Her trial in the capital, Naypyidaw, has been closed to the media and defence lawyers have been barred from communicating with the media and public.
Myanmar has been in turmoil since the February 1 military coup against Aung San Suu Kyi’s democratically elected government led to widespread protests and raised international concern about the end of tentative political reforms following decades of military rule.
Nobel laureate Aung San Suu Kyi is on trial for nearly a dozen cases that carry combined maximum sentences of more than 100 years in prison. She denies all charges.
Police said six walkie-talkies that had been imported illegally and used without permission had been found in her home.

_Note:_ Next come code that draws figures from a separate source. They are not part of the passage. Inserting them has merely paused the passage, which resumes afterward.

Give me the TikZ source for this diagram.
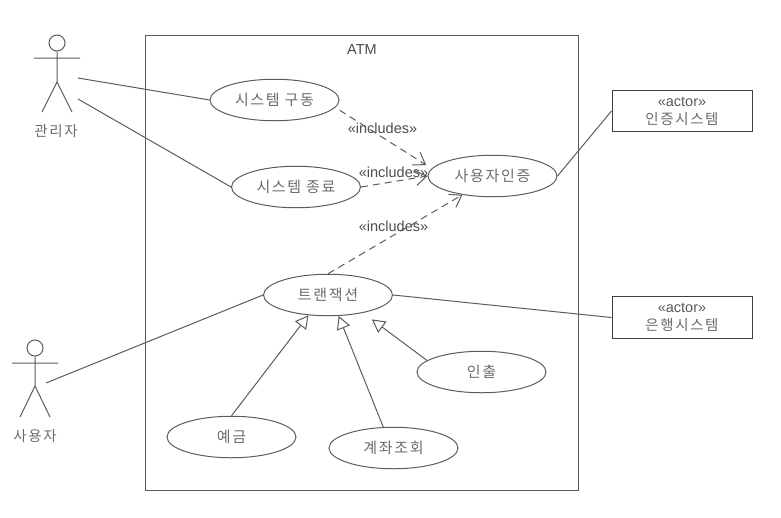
\documentclass[tikz,border=0pt]{standalone}
\usepackage{fontspec}
\setmainfont{Liberation Sans}
\newfontfamily\krfont[LetterSpace=11]{Noto Sans CJK KR}
\usetikzlibrary{arrows.meta,shapes.geometric}
\definecolor{ln}{gray}{0.36}
\definecolor{tx}{gray}{0.42}
\tikzset{
  uc/.style={draw=ln,line width=1pt,ellipse,minimum width=129pt,minimum height=41.5pt,inner sep=0pt,font=\fontsize{15}{17}\selectfont\krfont,text=tx},
  assoc/.style={draw=ln,line width=1pt},
  incl/.style={draw=ln,line width=1pt,dash pattern=on 7pt off 5pt,-{Straight Barb[length=11pt,width=15pt,line width=1pt]}},
  gen/.style={draw=ln,line width=1pt,-{Triangle[open,length=13pt,width=14pt,line width=1pt,fill=white]}},
  stick/.style={draw=ln,line width=1pt},
  head/.style={circle,draw=ln,line width=1pt,minimum size=16pt,inner sep=0pt},
  actorbox/.style={draw=black!75,line width=1pt,minimum width=140pt,minimum height=41.5pt,inner sep=0pt,align=center,font=\fontsize{14.5}{18}\selectfont,text=black!65},
  lbl/.style={inner sep=0pt,font=\fontsize{14.5}{17}\selectfont,text=black!70},
  krlbl/.style={inner sep=0pt,font=\fontsize{14.5}{17}\selectfont\krfont,text=tx},
}
\begin{document}
\begin{tikzpicture}[x=1pt,y=-1pt]
\useasboundingbox (0,0) rectangle (781,517);
% system boundary
\node[draw=ln,line width=1pt,minimum width=433pt,minimum height=455pt,inner sep=0pt] (atm) at (361.5,262.5) {};
\node[lbl] (atmlabel) at (362,50) {ATM};
% use cases
\node[uc] (start) at (274.5,100) {시스템 구동};
\node[uc] (stop) at (296,187) {시스템 종료};
\node[uc] (auth) at (492.5,176) {사용자인증};
\node[uc] (txn) at (328,295) {트랜잭션};
\node[uc] (withdraw) at (481.5,372) {인출};
\node[uc] (deposit) at (231.5,437) {예금};
\node[uc] (query) at (393.5,448) {계좌조회};
% external actors
\node[actorbox] (authsys) at (682,111) {«actor»\\{\color{tx}\krfont 인증시스템}};
\node[actorbox] (banksys) at (682,317.5) {«actor»\\{\color{tx}\krfont 은행시스템}};
% stick figure: admin
\node[head] (adminhead) at (57,43) {};
\coordinate (adminarmL) at (34,58);
\coordinate (adminarmR) at (80,58);
\coordinate (adminhip) at (57,82);
\coordinate (adminlegL) at (42,112);
\coordinate (adminlegR) at (72,112);
\draw[stick] (adminhead.south) -- (adminhip) (adminarmL) -- (adminarmR) (adminlegL) -- (adminhip) -- (adminlegR);
\node[krlbl] (adminlabel) at (56,131) {관리자};
\coordinate (adminA) at (78,78);
\coordinate (adminB) at (78,99);
% stick figure: user
\node[head] (userhead) at (35,348) {};
\coordinate (userarmL) at (12,363);
\coordinate (userarmR) at (58,363);
\coordinate (userhip) at (35,386);
\coordinate (userlegL) at (20,417);
\coordinate (userlegR) at (50,417);
\draw[stick] (userhead.south) -- (userhip) (userarmL) -- (userarmR) (userlegL) -- (userhip) -- (userlegR);
\node[krlbl] (userlabel) at (35,436) {사용자};
\coordinate (userA) at (46,383);
% associations
\draw[assoc] (adminA) -- (start.west);
\draw[assoc] (adminB) -- (stop.west);
\draw[assoc] (userA) -- (txn.west);
\draw[assoc] (auth.east) -- (authsys.west);
\draw[assoc] (txn.east) -- (banksys.west);
% includes
\draw[incl,shorten <=5pt,shorten >=6.5pt] (start.-7) -- (auth.173);
\draw[incl] (stop.east) -- (auth.west);
\draw[incl] (txn.north) -- (auth.212);
\node[lbl] (inc1) at (382.5,128) {«includes»};
\node[lbl] (inc2) at (393.5,172) {«includes»};
\node[lbl] (inc3) at (393.5,226) {«includes»};
% generalisations
\draw[gen] (deposit.north) -- (txn.226);
\draw[gen] (query.116.6) -- (txn.-63);
\draw[gen,shorten >=11pt] (withdraw.168) -- (txn.-27);
\end{tikzpicture}
\end{document}
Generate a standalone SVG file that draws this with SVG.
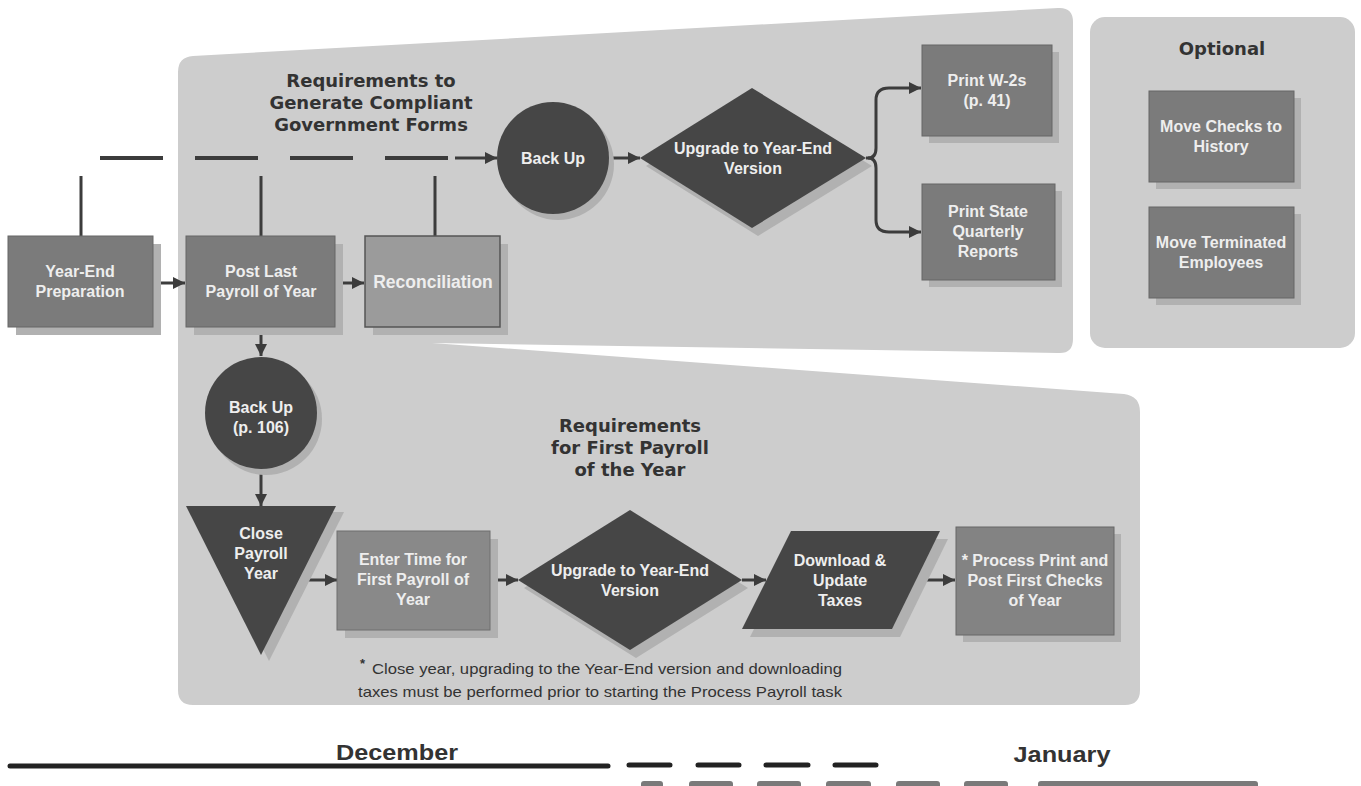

Under cross-examination, police officers admitted they had not possessed a search warrant for the raid, a source with knowledge of the matter told AFP.
Aung San Suu Kyi could face three years in prison if found guilty on the walkie-talkie charges.
She is also charged with multiple counts of corruption, each of which is punishable by 15 years in jail, and violating the official secrets act.
Aung San Suu Kyi’s supporters say the cases against her are baseless and designed to end her political career and tie her up in legal proceedings while the military consolidates power.
The military generals say Aung San Suu Kyi is being given due process by an independent court led by a judge appointed by her own administration.
The military has not given details of where the removed leader, who spent years under house arrest under a previous military government, is being detained.
Nationwide protests against the military coup have been met with a violent crackdown, with more than 1,300 people killed and more than 11,000 arrested, according to a local monitoring group.